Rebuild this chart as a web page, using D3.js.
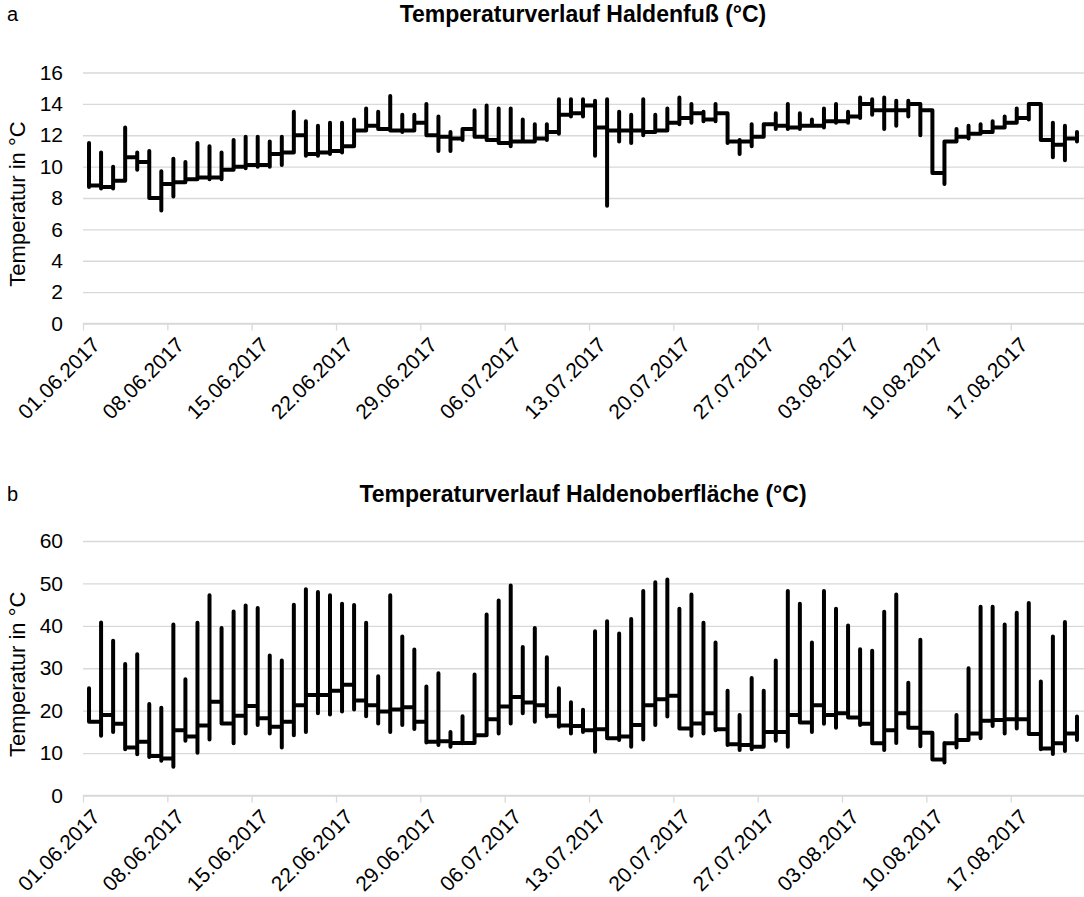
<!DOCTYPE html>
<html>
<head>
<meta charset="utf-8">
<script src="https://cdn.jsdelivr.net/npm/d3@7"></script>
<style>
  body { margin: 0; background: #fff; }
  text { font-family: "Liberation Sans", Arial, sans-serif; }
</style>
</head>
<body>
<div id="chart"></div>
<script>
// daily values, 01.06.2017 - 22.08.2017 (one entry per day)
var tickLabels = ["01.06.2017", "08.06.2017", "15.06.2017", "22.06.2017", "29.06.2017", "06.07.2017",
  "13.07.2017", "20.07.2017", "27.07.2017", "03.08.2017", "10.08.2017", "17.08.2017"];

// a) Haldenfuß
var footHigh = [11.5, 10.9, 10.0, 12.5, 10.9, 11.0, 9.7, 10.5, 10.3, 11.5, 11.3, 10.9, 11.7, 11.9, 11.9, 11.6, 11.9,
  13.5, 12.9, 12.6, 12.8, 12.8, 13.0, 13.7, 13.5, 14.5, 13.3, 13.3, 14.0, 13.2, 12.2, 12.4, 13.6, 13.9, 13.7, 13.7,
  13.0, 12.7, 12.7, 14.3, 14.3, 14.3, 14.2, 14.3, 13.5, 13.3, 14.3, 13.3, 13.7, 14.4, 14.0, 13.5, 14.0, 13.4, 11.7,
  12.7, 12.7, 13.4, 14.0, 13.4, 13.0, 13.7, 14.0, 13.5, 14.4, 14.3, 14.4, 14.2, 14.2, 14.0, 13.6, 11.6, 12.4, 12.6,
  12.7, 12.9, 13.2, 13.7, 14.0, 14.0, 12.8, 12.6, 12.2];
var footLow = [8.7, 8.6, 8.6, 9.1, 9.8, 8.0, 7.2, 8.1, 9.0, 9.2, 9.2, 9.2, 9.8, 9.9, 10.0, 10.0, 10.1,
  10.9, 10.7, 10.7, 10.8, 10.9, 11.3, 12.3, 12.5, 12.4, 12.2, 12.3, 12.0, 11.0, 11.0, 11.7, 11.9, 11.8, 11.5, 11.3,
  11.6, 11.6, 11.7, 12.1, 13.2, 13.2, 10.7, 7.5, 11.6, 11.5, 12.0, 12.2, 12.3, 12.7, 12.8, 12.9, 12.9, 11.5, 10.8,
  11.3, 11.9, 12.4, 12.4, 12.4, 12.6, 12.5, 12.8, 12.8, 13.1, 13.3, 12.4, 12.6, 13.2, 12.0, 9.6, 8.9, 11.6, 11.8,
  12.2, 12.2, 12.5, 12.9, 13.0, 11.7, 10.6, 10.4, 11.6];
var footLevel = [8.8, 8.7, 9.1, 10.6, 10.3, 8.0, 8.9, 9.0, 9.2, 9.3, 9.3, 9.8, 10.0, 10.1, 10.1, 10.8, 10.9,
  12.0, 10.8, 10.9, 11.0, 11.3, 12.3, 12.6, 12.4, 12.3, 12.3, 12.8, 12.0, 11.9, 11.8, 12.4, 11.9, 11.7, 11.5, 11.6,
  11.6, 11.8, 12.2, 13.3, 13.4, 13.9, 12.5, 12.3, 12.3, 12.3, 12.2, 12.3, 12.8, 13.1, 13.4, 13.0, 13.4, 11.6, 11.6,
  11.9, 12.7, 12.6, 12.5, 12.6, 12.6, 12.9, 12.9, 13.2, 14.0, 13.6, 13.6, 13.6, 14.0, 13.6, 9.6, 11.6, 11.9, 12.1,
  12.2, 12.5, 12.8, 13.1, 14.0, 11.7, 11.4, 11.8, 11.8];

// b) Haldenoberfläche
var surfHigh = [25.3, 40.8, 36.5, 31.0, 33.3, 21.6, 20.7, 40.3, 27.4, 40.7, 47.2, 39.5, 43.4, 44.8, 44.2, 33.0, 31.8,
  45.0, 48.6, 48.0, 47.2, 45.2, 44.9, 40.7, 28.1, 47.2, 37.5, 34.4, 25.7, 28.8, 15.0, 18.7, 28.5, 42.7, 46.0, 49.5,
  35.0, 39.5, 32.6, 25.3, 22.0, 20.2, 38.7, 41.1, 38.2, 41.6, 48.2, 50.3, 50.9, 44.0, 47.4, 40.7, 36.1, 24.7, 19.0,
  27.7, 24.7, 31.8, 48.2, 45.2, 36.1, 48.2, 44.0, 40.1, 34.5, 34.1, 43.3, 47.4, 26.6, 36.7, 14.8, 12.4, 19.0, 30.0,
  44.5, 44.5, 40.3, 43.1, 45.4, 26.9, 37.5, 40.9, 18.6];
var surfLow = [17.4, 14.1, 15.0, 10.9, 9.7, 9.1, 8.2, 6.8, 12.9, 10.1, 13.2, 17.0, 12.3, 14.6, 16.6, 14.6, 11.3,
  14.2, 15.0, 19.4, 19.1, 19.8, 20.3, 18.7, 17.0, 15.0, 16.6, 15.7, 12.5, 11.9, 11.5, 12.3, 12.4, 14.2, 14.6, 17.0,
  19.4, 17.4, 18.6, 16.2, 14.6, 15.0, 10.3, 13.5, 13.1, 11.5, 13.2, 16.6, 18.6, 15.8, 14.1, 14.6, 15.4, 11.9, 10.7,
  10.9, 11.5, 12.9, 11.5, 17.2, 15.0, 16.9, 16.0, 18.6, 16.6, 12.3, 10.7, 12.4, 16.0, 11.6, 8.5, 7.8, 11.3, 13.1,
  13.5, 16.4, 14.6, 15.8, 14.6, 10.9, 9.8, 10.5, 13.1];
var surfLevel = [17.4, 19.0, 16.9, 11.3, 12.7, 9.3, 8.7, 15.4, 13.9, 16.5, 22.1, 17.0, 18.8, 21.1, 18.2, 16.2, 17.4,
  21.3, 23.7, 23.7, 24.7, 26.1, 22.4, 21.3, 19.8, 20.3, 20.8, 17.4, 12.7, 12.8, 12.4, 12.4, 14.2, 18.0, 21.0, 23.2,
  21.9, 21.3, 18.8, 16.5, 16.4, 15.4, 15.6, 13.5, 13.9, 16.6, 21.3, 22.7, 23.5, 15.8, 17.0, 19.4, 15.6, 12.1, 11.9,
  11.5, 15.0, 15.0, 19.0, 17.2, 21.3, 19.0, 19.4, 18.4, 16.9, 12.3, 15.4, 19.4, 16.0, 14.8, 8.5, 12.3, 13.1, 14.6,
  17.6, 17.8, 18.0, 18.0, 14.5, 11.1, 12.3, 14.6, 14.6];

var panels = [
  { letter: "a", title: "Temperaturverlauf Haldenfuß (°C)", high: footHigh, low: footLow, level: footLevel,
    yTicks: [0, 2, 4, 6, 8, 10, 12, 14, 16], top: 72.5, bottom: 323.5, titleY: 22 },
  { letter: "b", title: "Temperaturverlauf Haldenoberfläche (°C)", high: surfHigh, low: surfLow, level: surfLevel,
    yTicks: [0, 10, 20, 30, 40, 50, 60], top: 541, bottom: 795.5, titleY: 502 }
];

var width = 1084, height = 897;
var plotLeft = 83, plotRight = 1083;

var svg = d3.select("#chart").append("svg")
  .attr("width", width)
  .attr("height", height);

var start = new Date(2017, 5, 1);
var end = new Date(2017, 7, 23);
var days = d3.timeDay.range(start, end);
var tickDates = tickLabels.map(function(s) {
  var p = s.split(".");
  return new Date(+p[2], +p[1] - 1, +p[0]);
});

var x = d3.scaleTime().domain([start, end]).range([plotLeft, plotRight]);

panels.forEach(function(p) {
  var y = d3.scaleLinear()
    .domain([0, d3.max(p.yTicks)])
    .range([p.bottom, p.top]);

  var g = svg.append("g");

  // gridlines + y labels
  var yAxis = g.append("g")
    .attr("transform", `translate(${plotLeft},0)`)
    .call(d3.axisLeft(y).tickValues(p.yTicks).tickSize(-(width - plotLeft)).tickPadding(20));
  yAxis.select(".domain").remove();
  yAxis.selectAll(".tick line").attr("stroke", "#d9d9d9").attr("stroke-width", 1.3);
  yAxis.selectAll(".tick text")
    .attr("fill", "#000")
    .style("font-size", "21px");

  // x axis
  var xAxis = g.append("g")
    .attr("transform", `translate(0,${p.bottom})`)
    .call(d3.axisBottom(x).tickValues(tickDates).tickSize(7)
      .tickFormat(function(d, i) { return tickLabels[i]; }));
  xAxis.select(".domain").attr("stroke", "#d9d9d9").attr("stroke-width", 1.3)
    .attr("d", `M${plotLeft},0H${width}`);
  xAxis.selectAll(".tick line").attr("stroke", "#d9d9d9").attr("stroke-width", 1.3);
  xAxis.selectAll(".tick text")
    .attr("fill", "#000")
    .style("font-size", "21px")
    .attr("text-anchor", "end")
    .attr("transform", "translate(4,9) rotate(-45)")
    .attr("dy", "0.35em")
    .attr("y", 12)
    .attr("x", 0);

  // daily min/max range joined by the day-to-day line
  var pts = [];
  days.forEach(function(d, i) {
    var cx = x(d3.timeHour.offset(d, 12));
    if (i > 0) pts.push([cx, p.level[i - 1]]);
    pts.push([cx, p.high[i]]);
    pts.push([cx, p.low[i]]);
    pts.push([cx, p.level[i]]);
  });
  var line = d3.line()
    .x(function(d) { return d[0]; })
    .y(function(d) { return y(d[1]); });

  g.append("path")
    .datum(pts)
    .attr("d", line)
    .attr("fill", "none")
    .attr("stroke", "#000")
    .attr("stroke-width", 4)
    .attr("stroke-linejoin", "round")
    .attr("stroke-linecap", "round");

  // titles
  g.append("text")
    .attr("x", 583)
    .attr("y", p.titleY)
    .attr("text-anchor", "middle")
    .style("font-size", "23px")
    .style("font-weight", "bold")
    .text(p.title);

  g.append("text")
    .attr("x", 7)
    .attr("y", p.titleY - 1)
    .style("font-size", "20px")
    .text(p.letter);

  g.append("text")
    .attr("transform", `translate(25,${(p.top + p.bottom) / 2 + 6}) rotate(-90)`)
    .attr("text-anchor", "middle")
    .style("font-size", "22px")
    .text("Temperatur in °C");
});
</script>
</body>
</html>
○ ○ ○ ○
State how many lines include the string "chart". Give no other information.

3